Saldırgan ve güvensiz pek çok yöntem gibi sessiz muamele yapmak iletişim eksikliğinin olduğunu gösterdiğini anlatan Taşköprü “Sessizlik, şiddetli tartışmaları önlemek ve daha büyük kırgınlıklara engel olmak için kullanıldığında yararlı olabilir. Fakat sessizlik bir başkası üzerinde kontrol kurmak veya cezalandırmak için kullanılırsa suistimale dönüşür. Kimse bir başkasının kendisini yok saymasına izin vermemeli, en azından bu davranışının açıklamasını istemeyi bilmeli. Kimse tartışmalara çözüm getirmek için sessiz muameleye başvurmamalı. İki kişi arasında bir anlaşmazlık varsa, bunu çözmenin en iyi yolu karşılıklı konuşarak bir çözüm aramaktır. Sessiz kalmak ve mesafe koymak hiçbir sorunu çözmediği gibi yenilerini yaratır” diyerek bu yöntemin yanlış olduğunu vurguladı.

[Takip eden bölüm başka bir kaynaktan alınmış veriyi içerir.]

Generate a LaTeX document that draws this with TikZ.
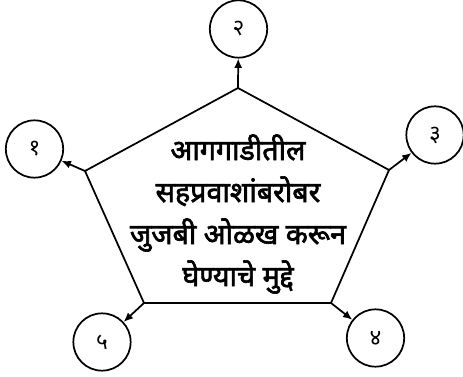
\documentclass[tikz,border=0pt]{standalone}
\usepackage{fontspec}
\newfontfamily\marathi[Script=Devanagari, AutoFakeBold=2.2]{Noto Sans}
\usepackage{tikz}
\usetikzlibrary{arrows.meta,positioning}

\tikzset{
  kram/.style={draw, circle, line width=1.3pt, minimum size=43pt, inner sep=0pt, font=\marathi\fontsize{17}{19}\selectfont},
  bindu/.style={->, line width=1.3pt}
}

\begin{document}
\begin{tikzpicture}[>={Latex[length=7pt,width=6pt]}, x=0.75pt, y=-0.75pt, line join=miter]
    \useasboundingbox (0,0) rectangle (463,377);

    % Pentagon corners
    \coordinate (ptop) at (238,88);
    \coordinate (pright) at (389,170);
    \coordinate (pbr) at (331,303);
    \coordinate (pbl) at (144,303);
    \coordinate (pleft) at (85,171);
    \draw[line width=1.3pt] (ptop) -- (pright) -- (pbr) -- (pbl) -- (pleft) -- cycle;

    % Title text
    \node[align=center, font=\marathi\bfseries\fontsize{21.5}{31.5}\selectfont] (shirshak) at (238,214)
        {आगगाडीतील\\सहप्रवाशांबरोबर\\जुजबी ओळख करून\\घेण्याचे मुद्दे};

    % Numbered circles
    \node[kram] (k1) at (34.5,149) {१};
    \node[kram] (k2) at (238.5,29) {२};
    \node[kram] (k3) at (435,135) {३};
    \node[kram] (k4) at (375.5,338) {४};
    \node[kram] (k5) at (102,342) {५};

    % Arrows
    \draw[bindu] (pleft) -- (k1);
    \draw[bindu] (ptop) -- (k2);
    \draw[bindu] (pright) -- (k3);
    \draw[bindu] (pbr) -- (k4);
    \draw[bindu] (pbl) -- (k5);
\end{tikzpicture}
\end{document}
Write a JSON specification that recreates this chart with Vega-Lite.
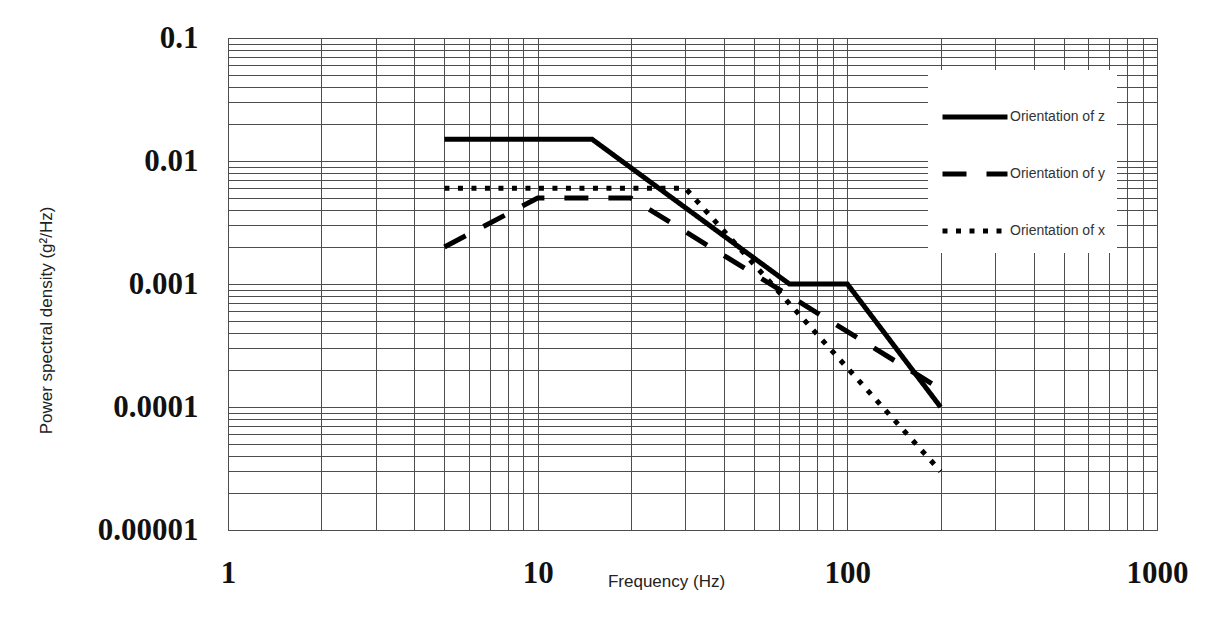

“HERKES BU SORUNA ÇÖZÜM ARAMALI”

Etik dışı olan ve malpraktis olarak kabul edilebilecek, istismar ve şiddet olarak nitelendirilecek türdeki aşk terapilerinin uygulanmaması gerektiği konusuna dikkat çeken Av. Taşköprü, bu konunun hukuki, psikolojik, sosyolojik ve felsefi olarak irdelenmesi gerektiğini aynı zamanda ekip ruhuyla bu alanlarda çalışanların konu üzerinde çalışması için hukukçuları, psikologları, psikiyatristleri, sosyal hizmet uzmanlarını, psikolojik danışmanları ve sosyologlar ile felsefecileri birlikte çalışmaya davet etti.